21 de novembro, 2016 - por Max Franco

Resiliência: Eis uma das palavras da moda.
Por sinal, desde 2015, é a palavra, em Língua Portuguesa, mais pesquisada nos dicionários online. De fato, viver neste mundo bizarro não está uma delícia. É coincidência a procura por esta palavra? Duvido.

Para o Priberam, resiliência significa:
1. [Física] Propriedade de um corpo de recuperar a sua forma original após sofrer choque ou deformação.
2. [Figurado] Capacidade de superar, de recuperar de adversidades.

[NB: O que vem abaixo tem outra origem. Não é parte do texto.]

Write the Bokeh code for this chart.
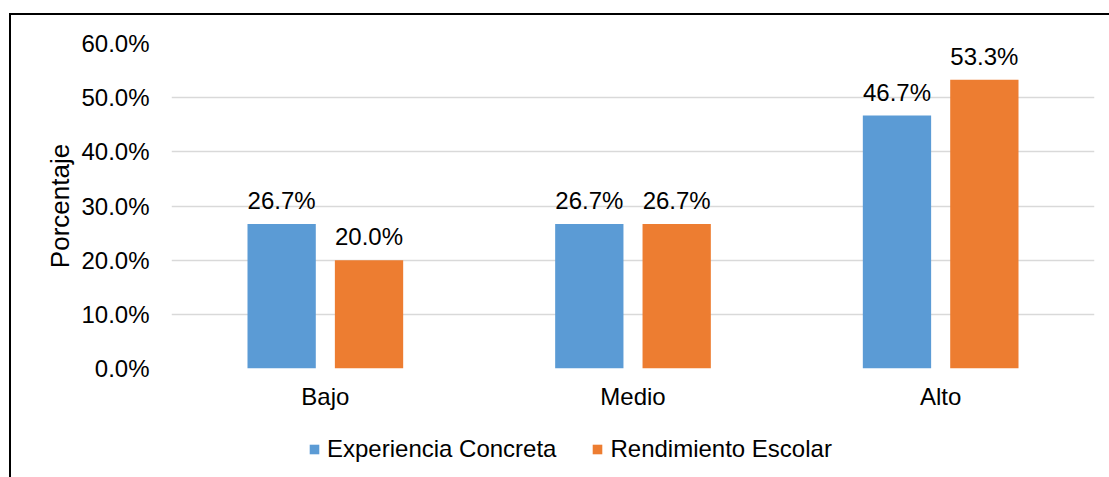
from bokeh.plotting import figure
from bokeh.layouts import column
from bokeh.models import (ColumnDataSource, LabelSet, Legend, LegendItem, NumeralTickFormatter,
                          FixedTicker, Range1d)
from bokeh.core.properties import value
from bokeh.transform import dodge
from bokeh.embed import file_html
from bokeh.resources import INLINE

categories = ["Bajo", "Medio", "Alto"]
experiencia = [0.267, 0.267, 0.467]
rendimiento = [0.200, 0.267, 0.533]
exp_labels = ["26.7%", "26.7%", "46.7%"]
ren_labels = ["20.0%", "26.7%", "53.3%"]
y_ticks = [0.0, 0.1, 0.2, 0.3, 0.4, 0.5, 0.6]
series_names = ["Experiencia Concreta", "Rendimiento Escolar"]
series_colors = ["#5B9BD5", "#ED7D31"]

src = ColumnDataSource(dict(cat=categories, exp=experiencia, ren=rendimiento,
                            exp_l=exp_labels, ren_l=ren_labels))

FONT = "Liberation Sans"
FS = "24px"

p = figure(x_range=categories, y_range=(0, 0.6), width=1098, height=415,
           output_backend="svg", toolbar_location=None,
           min_border_left=160, min_border_right=15, min_border_top=28, min_border_bottom=62)
p.outline_line_color = None
p.x_range.range_padding = 0

BW = 0.222
OFF = 0.142
r1 = p.vbar(x=dodge("cat", -OFF, range=p.x_range), top="exp", width=BW, source=src,
            fill_color=series_colors[0], line_color=None)
r2 = p.vbar(x=dodge("cat", OFF, range=p.x_range), top="ren", width=BW, source=src,
            fill_color=series_colors[1], line_color=None)

for col, ycol, off in (("exp_l", "exp", -OFF), ("ren_l", "ren", OFF)):
    lbl = LabelSet(x=dodge("cat", off, range=p.x_range), y=ycol, text=col, source=src,
                   text_align="center", text_baseline="alphabetic", y_offset=15,
                   text_font=value(FONT), text_font_size=value(FS), text_color="#000000")
    p.add_layout(lbl)

p.yaxis.ticker = FixedTicker(ticks=y_ticks)
p.yaxis.formatter = NumeralTickFormatter(format="0.0%")
p.yaxis.axis_line_color = None
p.yaxis.major_tick_line_color = None
p.yaxis.minor_tick_line_color = None
p.yaxis.major_label_standoff = 16
p.yaxis.major_label_text_font = FONT
p.yaxis.major_label_text_font_size = FS
p.yaxis.major_label_text_color = "#000000"
p.yaxis.axis_label = "Porcentaje"
p.yaxis.axis_label_text_font = FONT
p.yaxis.axis_label_text_font_size = "26px"
p.yaxis.axis_label_text_font_style = "normal"
p.yaxis.axis_label_text_color = "#000000"
p.yaxis.axis_label_standoff = 3

p.xaxis.axis_line_color = None
p.xaxis.major_tick_line_color = None
p.xaxis.minor_tick_line_color = None
p.xaxis.major_label_standoff = 8
p.xaxis.major_label_text_font = FONT
p.xaxis.major_label_text_font_size = FS
p.xaxis.major_label_text_color = "#000000"

p.xgrid.grid_line_color = None
p.ygrid.grid_line_color = "#D9D9D9"
p.ygrid.grid_line_width = 1.3

# legend strip (frame aligned with the chart above by the column layout)
q = figure(x_range=Range1d(0, 1), y_range=Range1d(0, 1), width=1098, height=47,
           output_backend="svg", toolbar_location=None,
           min_border=0, x_axis_location=None, y_axis_location=None)
q.outline_line_color = None
q.background_fill_color = None
q.border_fill_color = None
items = []
for name, colr in zip(series_names, series_colors):
    r = q.vbar(x=[-10], top=[0], bottom=[0], width=0.0, fill_color=colr, line_color=None)
    items.append(LegendItem(label=name, renderers=[r]))

legend = Legend(items=items, orientation="horizontal", location=(137, 14),
                padding=0, margin=0, spacing=35, label_standoff=7,
                glyph_width=12, glyph_height=12, label_height=20,
                label_text_font=FONT, label_text_font_size=FS, label_text_color="#000000",
                border_line_color=None, background_fill_alpha=0)
q.center = [legend]

layout = column(p, q, spacing=0)
layout.styles = {"margin-left": "9px", "margin-top": "13px",
                 "border-left": "2px solid #000", "border-top": "2px solid #000"}

open("out.html", "w").write(file_html(layout, INLINE))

Particularmente, não concordo com o sentido subjetivo da palavra “resiliência”, porque acredito que exista uma lacuna, um descompasso, entre o sentido literal e o metafórico.
Vou tentar provar o meu ponto usando a etimologia da palavra.
Em Latim, ela é RESILIENS, particípio passado de RESILIRE, “ricochetear, pular de volta”, de RE- “para trás”, SALIRE – “saltar”.(http://origemdapalavra.com.br/site/palavras/resiliencia)
Em outras, palavras, ser resiliente seria ter a capacidade de voltar à condição anterior ao evento que lhe impôs tensão.
É isso que questiono: não vejo este fenômeno como estritamente positivo. Não observo como vantagem pessoal assimilar a pancada e retornar ao estado precedente. A adversidade tem que ser capaz de lhe modificar. Por isso, acho que a palavra a ser empregada com maior valor agregado é “resistência” e não “resiliência”.
Na minha vida, ainda mais ultimamente, a palavra resiliência me chega, aos ouvidos ou à mente, todos os dias. “Seja resiliente” é uma espécie de mantra, de recomendação band-aid, sempre a tiracolo para ser usada nos momentos dos sinistros.
No entanto, confesso, não quero ser resiliente. Quero ser resistente.Não desejo nem conseguiria voltar à condição anterior. Não há risco de se manter incólume depois de tantas marretadas aplicadas pela vida. Nem vejo como vantajoso “ricochetear” e retornar da mesma forma. O melhor é mudar!
Quando você é resistente, apesar das marcas e das cicatrizes, você ainda está ali, de pé, mantendo a sua posição. Isso machuca, deforma, transforma. Não vejo uma proposta de transformação na resiliência, mas de continuísmo.
Pessoalmente, já levei (e ainda levo) muita porrada neste ringue chamado vida. Muitas – as mais dolorosas – que eu causei. Outras, me foram patrocinadas pelo sujeito Acaso e, também, pelos sujeitos determinados. Afinal, você sempre apanha da própria mão e da alheia. Há sorteios e boicotes, mais contra do que a favor.
Eu sei que cometi acertos e acertei enganos no meu curriculum vitae. E não há causas sem consequências. Sempre vai vir uma conta de se estar vivo. A vida, muita vez, só lhe oferece um prazo, mas a nota promissória sempre chega.
Quando a dor chegar, meu amigo. Não vai adiantar convidá-la para um chopp. Não vai adiantar maquiá-la. O sofrimento tem a própria cara e não é bonita de se ver. A dor é o que machuca, muitas vezes, com a insistência de um telemarketing, sempre exigindo a sua atenção.
A gente tem que aprender a lidar com a mágoa que macula, que inocula medo e angústia, pagar as horas de sono, superar a vontade quase irresistível de desistir, e aprender com ela. Porque a vitória ensina muito menos do que o fracasso. Porque o melhor mestre é a cara ensaguentada na lona.
Do que serviria tanta agonia nessa vida para retornarmos ao mesmo ponto, sem aprendizado e crescimento?
Por isso, resistência é a palavra, e não resiliência. Porque voltar ao estado precedente é pouco, quase nada.
Toda metamorfose pede lágrima e superação. E a única vantagem do sofrimento não pode ser extraviada, a renovação.